* _WHAT YOU WILL DO_:
Extract everything from the first line through the line with "const yTitle = 'Density';", both ends included, except for any pictures.

* _SUPPLIED DATA_:

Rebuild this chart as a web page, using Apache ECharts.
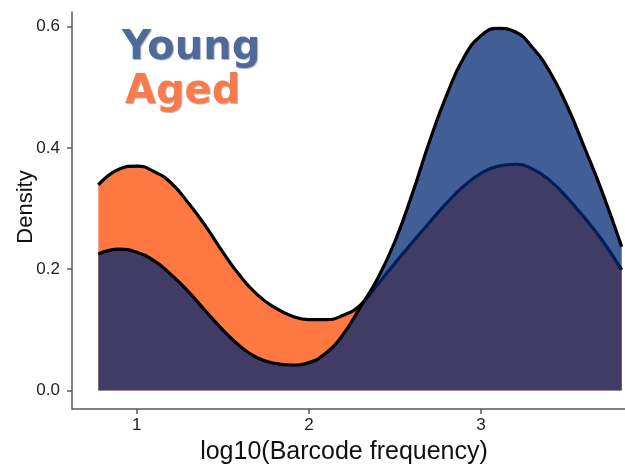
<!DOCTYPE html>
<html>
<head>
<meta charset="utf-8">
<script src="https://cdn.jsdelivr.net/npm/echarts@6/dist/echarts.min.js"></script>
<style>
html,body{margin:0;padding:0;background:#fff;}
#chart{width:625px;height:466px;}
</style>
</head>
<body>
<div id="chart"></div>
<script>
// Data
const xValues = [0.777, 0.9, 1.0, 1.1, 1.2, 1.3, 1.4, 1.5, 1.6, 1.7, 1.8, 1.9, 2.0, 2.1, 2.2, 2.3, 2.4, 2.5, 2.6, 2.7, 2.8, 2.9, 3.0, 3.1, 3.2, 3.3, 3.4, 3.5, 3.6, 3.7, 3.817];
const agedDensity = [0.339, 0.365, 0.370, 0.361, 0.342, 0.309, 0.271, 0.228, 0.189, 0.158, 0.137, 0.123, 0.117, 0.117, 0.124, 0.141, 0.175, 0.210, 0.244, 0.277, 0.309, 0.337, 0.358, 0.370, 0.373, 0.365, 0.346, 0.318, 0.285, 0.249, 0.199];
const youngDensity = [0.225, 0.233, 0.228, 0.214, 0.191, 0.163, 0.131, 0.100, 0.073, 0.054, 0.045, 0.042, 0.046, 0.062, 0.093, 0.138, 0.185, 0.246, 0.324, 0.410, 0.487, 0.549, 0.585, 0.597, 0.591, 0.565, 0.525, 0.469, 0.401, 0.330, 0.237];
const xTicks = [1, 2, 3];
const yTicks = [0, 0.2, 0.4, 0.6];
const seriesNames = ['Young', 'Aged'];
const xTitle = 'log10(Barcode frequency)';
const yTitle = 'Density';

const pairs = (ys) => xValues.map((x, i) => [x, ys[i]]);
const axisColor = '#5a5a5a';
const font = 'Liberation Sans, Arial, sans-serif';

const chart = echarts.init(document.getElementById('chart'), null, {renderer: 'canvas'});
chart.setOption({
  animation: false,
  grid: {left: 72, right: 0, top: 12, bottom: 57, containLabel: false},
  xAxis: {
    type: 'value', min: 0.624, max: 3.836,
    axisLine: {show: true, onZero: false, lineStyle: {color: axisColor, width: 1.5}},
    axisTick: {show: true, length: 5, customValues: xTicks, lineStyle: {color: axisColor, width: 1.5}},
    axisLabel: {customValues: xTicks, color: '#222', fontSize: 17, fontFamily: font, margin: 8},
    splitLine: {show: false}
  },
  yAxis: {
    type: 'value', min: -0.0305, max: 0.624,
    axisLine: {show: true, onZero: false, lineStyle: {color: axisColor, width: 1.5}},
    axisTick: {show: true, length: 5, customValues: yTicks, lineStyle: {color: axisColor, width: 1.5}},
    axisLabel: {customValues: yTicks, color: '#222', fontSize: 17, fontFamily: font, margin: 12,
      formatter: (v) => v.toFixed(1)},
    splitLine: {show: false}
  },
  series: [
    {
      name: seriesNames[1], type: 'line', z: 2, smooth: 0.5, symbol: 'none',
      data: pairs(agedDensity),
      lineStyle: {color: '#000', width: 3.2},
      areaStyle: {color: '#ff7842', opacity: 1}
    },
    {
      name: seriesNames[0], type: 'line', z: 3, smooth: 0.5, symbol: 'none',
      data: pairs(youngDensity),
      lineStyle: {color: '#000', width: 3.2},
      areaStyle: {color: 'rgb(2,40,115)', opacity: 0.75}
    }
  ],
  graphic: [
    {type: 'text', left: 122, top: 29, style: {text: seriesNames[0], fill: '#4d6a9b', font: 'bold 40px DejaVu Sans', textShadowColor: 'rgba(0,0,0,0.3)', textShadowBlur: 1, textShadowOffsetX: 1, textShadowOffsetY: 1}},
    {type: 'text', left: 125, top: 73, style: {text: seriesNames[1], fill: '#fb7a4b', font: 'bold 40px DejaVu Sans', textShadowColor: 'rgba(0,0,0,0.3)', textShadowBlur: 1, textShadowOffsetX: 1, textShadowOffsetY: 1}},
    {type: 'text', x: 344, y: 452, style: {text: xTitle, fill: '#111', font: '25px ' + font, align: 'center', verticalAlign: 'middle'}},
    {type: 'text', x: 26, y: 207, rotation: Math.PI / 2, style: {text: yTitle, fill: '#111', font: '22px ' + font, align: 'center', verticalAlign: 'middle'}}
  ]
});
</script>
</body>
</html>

* _CORRECT RESULT_:
Rebuild this chart as a web page, using Apache ECharts.
<!DOCTYPE html>
<html>
<head>
<meta charset="utf-8">
<script src="https://cdn.jsdelivr.net/npm/echarts@6/dist/echarts.min.js"></script>
<style>
html,body{margin:0;padding:0;background:#fff;}
#chart{width:625px;height:466px;}
</style>
</head>
<body>
<div id="chart"></div>
<script>
// Data
const xValues = [0.777, 0.9, 1.0, 1.1, 1.2, 1.3, 1.4, 1.5, 1.6, 1.7, 1.8, 1.9, 2.0, 2.1, 2.2, 2.3, 2.4, 2.5, 2.6, 2.7, 2.8, 2.9, 3.0, 3.1, 3.2, 3.3, 3.4, 3.5, 3.6, 3.7, 3.817];
const agedDensity = [0.339, 0.365, 0.370, 0.361, 0.342, 0.309, 0.271, 0.228, 0.189, 0.158, 0.137, 0.123, 0.117, 0.117, 0.124, 0.141, 0.175, 0.210, 0.244, 0.277, 0.309, 0.337, 0.358, 0.370, 0.373, 0.365, 0.346, 0.318, 0.285, 0.249, 0.199];
const youngDensity = [0.225, 0.233, 0.228, 0.214, 0.191, 0.163, 0.131, 0.100, 0.073, 0.054, 0.045, 0.042, 0.046, 0.062, 0.093, 0.138, 0.185, 0.246, 0.324, 0.410, 0.487, 0.549, 0.585, 0.597, 0.591, 0.565, 0.525, 0.469, 0.401, 0.330, 0.237];
const xTicks = [1, 2, 3];
const yTicks = [0, 0.2, 0.4, 0.6];
const seriesNames = ['Young', 'Aged'];
const xTitle = 'log10(Barcode frequency)';
const yTitle = 'Density';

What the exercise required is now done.